Yes I agree, you've written it here, and for us,strangers, to read, I'm not sure about showing him what you have put on here, how will he take that, you've told strangers before him, but writing for him to read, ie, txt message, even email, or good old pen and paper, you need to do it for yourself mainly, because I know it will drive you mad if you don't, that's why im bald, lol, good luck.

Posted
Could you put yourself in another mindset ? Agree a safe word then use role play to deliver your needs! Even a blindfold makes it almost anonymous, but one way or another you both need to communicate! Face to face or through the typed word is irrelevant just do it, the first step is the hardest because what you will find is he probably has all the same needs and desires
Posted

Talking about what you want in the bedroom can be so hard. I didn't have sex until 25 and also struggled to explain what I wanted. I have to close my eyes. I sit there next to him, close my eyes and talk about a fantasy without focusing on telling him. I focus on the words I want to say and let them flow. But if my eyes are open and I'm more fully present I can't. Maybe that can help you. 

Posted

My boyfriend and I use my play word babygirl. And he takes control in the bedroom if he calls me my name then I know it's the vanilla sex lol. I didn't know how to tell him . So we watched a movie and I watched his reactions to the movie.. his face and his dick 😉. Then I would comment .. he was very excited I wanted to submissive. He was never a Sir to any other girls but when he tried it he loved it . Now when I'm not in the mood.. he demands babygirl and we both enjoy .. 

  • 4 weeks later...
Posted
Write out a list (letter) and possible expectations.
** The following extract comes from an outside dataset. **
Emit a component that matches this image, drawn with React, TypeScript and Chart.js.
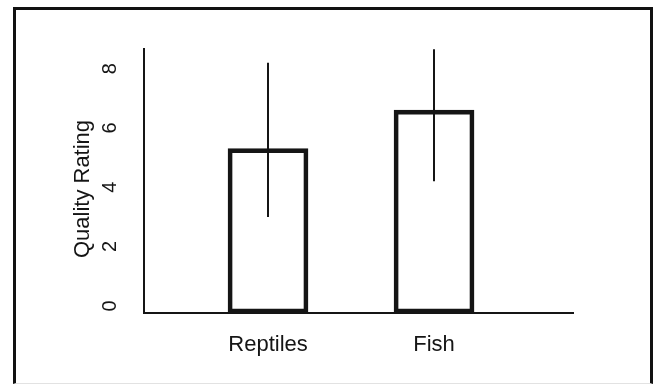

Once the subject has been breached it will get easier.
Posted (edited)

I can only add what all the wise ones above are saying - write it down, write a letter, write a list.  It's awfully hard to say these things sometimes and you sound as if you are shyer than many women your age.  Like fcumslut, my Vandal Lord didn't know he was a Master either, per se - but he started to give some hints; such as the way he held me during sex - so in the end I just handed him a length of rope, kissed him and said, "You want to, and I want you to." Easy as that. He loves it.  So do I.  I wish you the very best of luck - it's a great trip and the most liberating and loving thing you will ever do for each other.